The stablecoin industry's long quest for regulatory clarity has reached an ironic inflection point. After years of lobbying for formal frameworks, issuers now face the reality that the very guardrails designed to legitimize dollar-backed tokens may prove too restrictive for meaningful market participation. The GENIUS Act represented a watershed moment—the first comprehensive federal attempt to establish coherent rules for payment stablecoins, complete with reserve requirements and operational standards. Yet rather than settling uncertainty, this legislation has become a proving ground for how regulatory definition can inadvertently constrain innovation.

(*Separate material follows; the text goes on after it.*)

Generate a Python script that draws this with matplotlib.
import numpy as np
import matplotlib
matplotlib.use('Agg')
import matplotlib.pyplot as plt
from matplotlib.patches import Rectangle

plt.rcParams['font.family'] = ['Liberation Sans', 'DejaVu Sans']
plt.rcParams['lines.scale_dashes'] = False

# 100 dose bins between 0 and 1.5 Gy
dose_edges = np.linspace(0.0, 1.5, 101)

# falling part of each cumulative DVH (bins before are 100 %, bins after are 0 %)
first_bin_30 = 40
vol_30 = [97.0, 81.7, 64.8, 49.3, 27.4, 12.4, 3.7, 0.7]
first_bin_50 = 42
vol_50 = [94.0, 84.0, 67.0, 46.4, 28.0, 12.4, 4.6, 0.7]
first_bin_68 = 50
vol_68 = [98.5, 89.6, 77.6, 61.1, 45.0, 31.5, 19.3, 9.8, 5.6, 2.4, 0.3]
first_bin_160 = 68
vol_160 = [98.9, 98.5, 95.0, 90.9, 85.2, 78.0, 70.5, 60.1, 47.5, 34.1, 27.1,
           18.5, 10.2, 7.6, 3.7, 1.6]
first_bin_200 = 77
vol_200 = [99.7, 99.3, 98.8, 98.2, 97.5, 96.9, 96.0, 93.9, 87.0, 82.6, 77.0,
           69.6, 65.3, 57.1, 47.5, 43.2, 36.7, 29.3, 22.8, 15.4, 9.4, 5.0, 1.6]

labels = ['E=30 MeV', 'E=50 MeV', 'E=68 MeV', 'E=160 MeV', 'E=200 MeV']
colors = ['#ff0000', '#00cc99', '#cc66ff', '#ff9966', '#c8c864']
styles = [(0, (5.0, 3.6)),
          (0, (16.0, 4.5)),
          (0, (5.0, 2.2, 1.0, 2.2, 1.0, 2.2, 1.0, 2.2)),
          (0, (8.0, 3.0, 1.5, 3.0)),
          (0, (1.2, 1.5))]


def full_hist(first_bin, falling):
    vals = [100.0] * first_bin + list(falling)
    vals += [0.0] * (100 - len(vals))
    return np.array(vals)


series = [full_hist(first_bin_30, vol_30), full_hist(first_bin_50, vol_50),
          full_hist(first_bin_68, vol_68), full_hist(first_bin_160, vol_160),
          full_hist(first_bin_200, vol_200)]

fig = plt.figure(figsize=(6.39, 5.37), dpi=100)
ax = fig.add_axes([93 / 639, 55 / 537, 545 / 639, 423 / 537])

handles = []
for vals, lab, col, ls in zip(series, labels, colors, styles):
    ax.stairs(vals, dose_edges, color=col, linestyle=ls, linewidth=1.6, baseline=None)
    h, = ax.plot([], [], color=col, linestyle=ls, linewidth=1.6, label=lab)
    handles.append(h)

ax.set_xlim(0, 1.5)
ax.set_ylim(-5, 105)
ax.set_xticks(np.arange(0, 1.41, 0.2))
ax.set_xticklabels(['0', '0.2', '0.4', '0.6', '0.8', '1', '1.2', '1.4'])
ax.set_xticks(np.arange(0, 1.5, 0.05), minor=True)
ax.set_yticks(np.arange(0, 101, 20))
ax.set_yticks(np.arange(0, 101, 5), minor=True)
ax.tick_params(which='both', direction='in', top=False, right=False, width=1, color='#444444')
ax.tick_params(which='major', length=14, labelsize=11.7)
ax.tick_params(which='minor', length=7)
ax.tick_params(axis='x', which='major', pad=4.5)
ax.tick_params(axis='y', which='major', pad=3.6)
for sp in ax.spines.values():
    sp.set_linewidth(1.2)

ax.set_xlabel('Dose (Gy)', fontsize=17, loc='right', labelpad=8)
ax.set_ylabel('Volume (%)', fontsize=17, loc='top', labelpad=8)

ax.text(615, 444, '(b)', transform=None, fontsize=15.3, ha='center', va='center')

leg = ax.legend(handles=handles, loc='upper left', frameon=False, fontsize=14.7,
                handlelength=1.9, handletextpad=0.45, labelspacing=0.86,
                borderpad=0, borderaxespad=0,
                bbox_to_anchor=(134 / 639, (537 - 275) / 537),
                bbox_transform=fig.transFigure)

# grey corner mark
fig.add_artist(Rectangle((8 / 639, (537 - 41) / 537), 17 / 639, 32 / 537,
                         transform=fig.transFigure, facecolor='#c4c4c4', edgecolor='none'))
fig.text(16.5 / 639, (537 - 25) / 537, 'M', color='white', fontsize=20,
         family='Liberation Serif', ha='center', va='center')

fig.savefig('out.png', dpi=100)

Understanding this dynamic requires examining what the GENIUS Act actually accomplished. The legislation moved stablecoins from a regulatory grey zone into a structured framework, establishing baseline expectations around capital reserves, redemption rights, and issuer licensing. For major players with existing infrastructure and capital reserves, these requirements are manageable. But the specificity that makes regulation intelligible to banks and compliance teams also creates a narrow corridor for legal operation. Smaller issuers, alternative collateral models, and experimental use cases that don't fit the mold face binary choices: comply with requirements designed for incumbent players or operate outside the formal system entirely. This echoes a pattern seen across financial regulation—initial frameworks often benefit first-movers while raising barriers for newcomers.

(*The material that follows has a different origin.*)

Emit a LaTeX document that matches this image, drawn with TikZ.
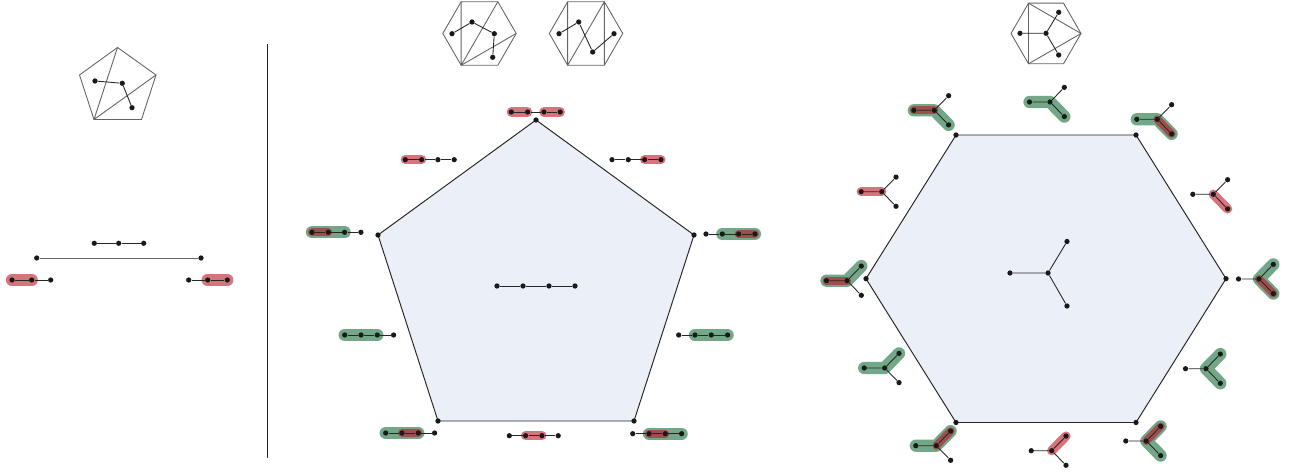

The tension between regulators and stablecoin platforms reflects a deeper disagreement about which risks matter most. Policymakers prioritized consumer asset protection and systemic stability, leading them toward stricter oversight and, by some accounts, further restrictions than the original legislation proposed. Industry participants argue these additional constraints undermine the efficiency gains that made stablecoins valuable in the first place. A heavily regulated stablecoin that requires the same due diligence and operational overhead as a traditional bank transfer loses much of its competitive advantage. The result is a regulatory creep that satisfies neither full innovation nor full caution—stablecoins become legitimate but not particularly efficient compared to existing rails.

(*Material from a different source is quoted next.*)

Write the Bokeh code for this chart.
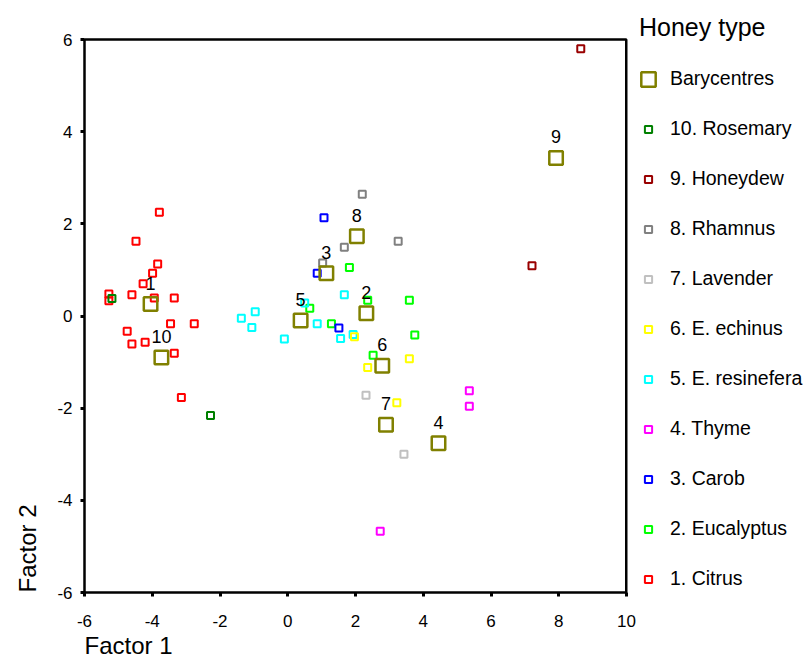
import math
from bokeh.plotting import figure
from bokeh.models import Legend, LegendItem, FixedTicker, Title, LinearAxis, Span
from bokeh.embed import file_html
from bokeh.resources import INLINE
from bokeh.core.properties import value

# ---------------- data ----------------
citrus_x = [-3.79, -4.48, -3.84, -3.99, -4.27, -5.28, -5.28, -4.60, -3.94, -3.35, -3.46, -2.76, -4.74, -4.60, -4.21, -3.35, -3.14]
citrus_y = [2.25, 1.62, 1.13, 0.93, 0.70, 0.48, 0.33, 0.46, 0.39, 0.39, -0.17, -0.17, -0.33, -0.61, -0.57, -0.81, -1.77]
eucalyptus_x = [0.65, 1.82, 2.36, 3.59, 1.29, 3.75, 2.52]
eucalyptus_y = [0.17, 1.05, 0.34, 0.34, -0.17, -0.41, -0.85]
carob_x = [1.07, 0.87, 1.51]
carob_y = [2.13, 0.93, -0.26]
thyme_x = [5.36, 5.36, 2.73]
thyme_y = [-1.62, -1.96, -4.67]
resinefera_x = [-1.37, -0.96, -1.06, -0.10, 0.50, 0.87, 1.67, 1.56, 1.93]
resinefera_y = [-0.05, 0.09, -0.25, -0.50, 0.28, -0.17, 0.46, -0.49, -0.40]
echinus_x = [1.97, 3.59, 2.36, 3.22]
echinus_y = [-0.45, -0.93, -1.12, -1.88]
lavender_x = [2.31, 3.43]
lavender_y = [-1.72, -3.00]
rhamnus_x = [2.20, 1.67, 3.26, 1.03]
rhamnus_y = [2.64, 1.49, 1.62, 1.15]
honeydew_x = [8.65, 7.21]
honeydew_y = [5.80, 1.09]
rosemary_x = [-5.19, -2.28]
rosemary_y = [0.38, -2.16]

type_names = ["1. Citrus", "2. Eucalyptus", "3. Carob", "4. Thyme", "5. E. resinefera",
              "6. E. echinus", "7. Lavender", "8. Rhamnus", "9. Honeydew", "10. Rosemary"]

bary_labels = ["1", "2", "3", "4", "5", "6", "7", "8", "9", "10"]
bary_x = [-4.05, 2.32, 1.14, 4.45, 0.38, 2.79, 2.90, 2.04, 7.92, -3.73]
bary_y = [0.26, 0.06, 0.93, -2.76, -0.10, -1.08, -2.36, 1.73, 3.43, -0.90]

x_ticks = [-6, -4, -2, 0, 2, 4, 6, 8, 10]
y_ticks = [-6, -4, -2, 0, 2, 4, 6]

# ---------------- style ----------------
FONT = "Liberation Sans"
type_colors = ["#FF0000", "#00FF00", "#0000FF", "#FF00FF", "#00FFFF",
               "#FFFF00", "#C0C0C0", "#808080", "#990000", "#008000"]
BARY_COLOR = "#808000"

series = [(citrus_x, citrus_y), (eucalyptus_x, eucalyptus_y), (carob_x, carob_y),
          (thyme_x, thyme_y), (resinefera_x, resinefera_y), (echinus_x, echinus_y),
          (lavender_x, lavender_y), (rhamnus_x, rhamnus_y), (honeydew_x, honeydew_y),
          (rosemary_x, rosemary_y)]

p = figure(frame_width=542, frame_height=553, x_range=(-6, 10), y_range=(-6, 6),
           output_backend="svg", toolbar_location=None,
           min_border_left=84, min_border_right=180, min_border_top=39, min_border_bottom=66)
p.grid.visible = False
p.outline_line_color = "black"
p.outline_line_width = 2
p.background_fill_color = "white"
p.border_fill_color = "white"

p.xaxis.ticker = FixedTicker(ticks=x_ticks)
p.yaxis.ticker = FixedTicker(ticks=y_ticks)
p.xaxis.major_label_overrides = {t: str(t) for t in x_ticks}
p.yaxis.major_label_overrides = {t: str(t) for t in y_ticks}
for ax in (p.xaxis, p.yaxis):
    ax.axis_line_width = 2
    ax.axis_line_color = "black"
    ax.major_tick_line_width = 3
    ax.major_tick_line_color = "black"
    ax.major_tick_in = 0
    ax.major_tick_out = 4
    ax.minor_tick_line_color = None
    ax.major_label_text_font = FONT
    ax.major_label_text_font_size = "17px"
    ax.major_label_text_color = "black"
p.xaxis.major_label_standoff = 18
p.yaxis.major_label_standoff = 8

# plain top edge of the frame, and right edge
top_edge = LinearAxis(ticker=FixedTicker(ticks=[]), axis_line_width=2, axis_line_color="black",
                      major_tick_out=0, major_tick_in=0, minor_tick_out=0, minor_tick_in=0,
                      major_label_standoff=0, major_label_text_font_size="0px")
p.add_layout(top_edge, "above")
p.add_layout(Span(location=10, dimension="height", line_color="black", line_width=3))

renderers = []
for (xs, ys), col in zip(series, type_colors):
    r = p.scatter(xs, ys, marker="square", size=7, line_color=col, fill_color=None, line_width=2)
    renderers.append(r)

bary_r = p.rect(bary_x, bary_y, width=13.5, height=13.5, width_units="screen",
                height_units="screen", line_color=BARY_COLOR, fill_color=None, line_width=2.5)
p.text(bary_x, bary_y, text=bary_labels, text_font=value(FONT), text_font_size="18px",
       text_align="center", text_baseline="alphabetic", y_offset=-21, text_color="black")

# axis titles
p.add_layout(Title(text="Factor 1", align="left", vertical_align="top", text_font=FONT,
                   text_font_size="24px", text_font_style="normal", text_color="black",
                   standoff=4), "below")
p.add_layout(Title(text="Factor 2", align="left", vertical_align="top", text_font=FONT,
                   text_font_size="24px", text_font_style="normal", text_color="black",
                   standoff=24), "left")

# legend
items = [LegendItem(label="Barycentres", renderers=[bary_r])]
items += [LegendItem(label=type_names[i], renderers=[renderers[i]]) for i in range(9, -1, -1)]
leg = Legend(items=items, location=(13, 2), title="Honey type",
             title_text_font=FONT, title_text_font_size="25px", title_text_font_style="normal",
             title_text_color="black", title_standoff=25,
             label_text_font=FONT, label_text_font_size="19.5px", label_text_color="black",
             glyph_width=18, glyph_height=18, label_height=22, spacing=27, label_standoff=13,
             padding=0, margin=0, border_line_color=None, background_fill_alpha=0)
p.add_layout(leg, "right")

open("out.html", "w").write(file_html(p, INLINE))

This standoff reveals an ongoing challenge in crypto policy: regulators typically import frameworks from traditional finance without accounting for blockchain's native properties. Stablecoins operate globally and permissionlessly by design, yet regulation remains jurisdictional and permissioned. Whether narrower rules ultimately strengthen the sector's legal standing or simply push activity toward less regulated alternatives remains an open question.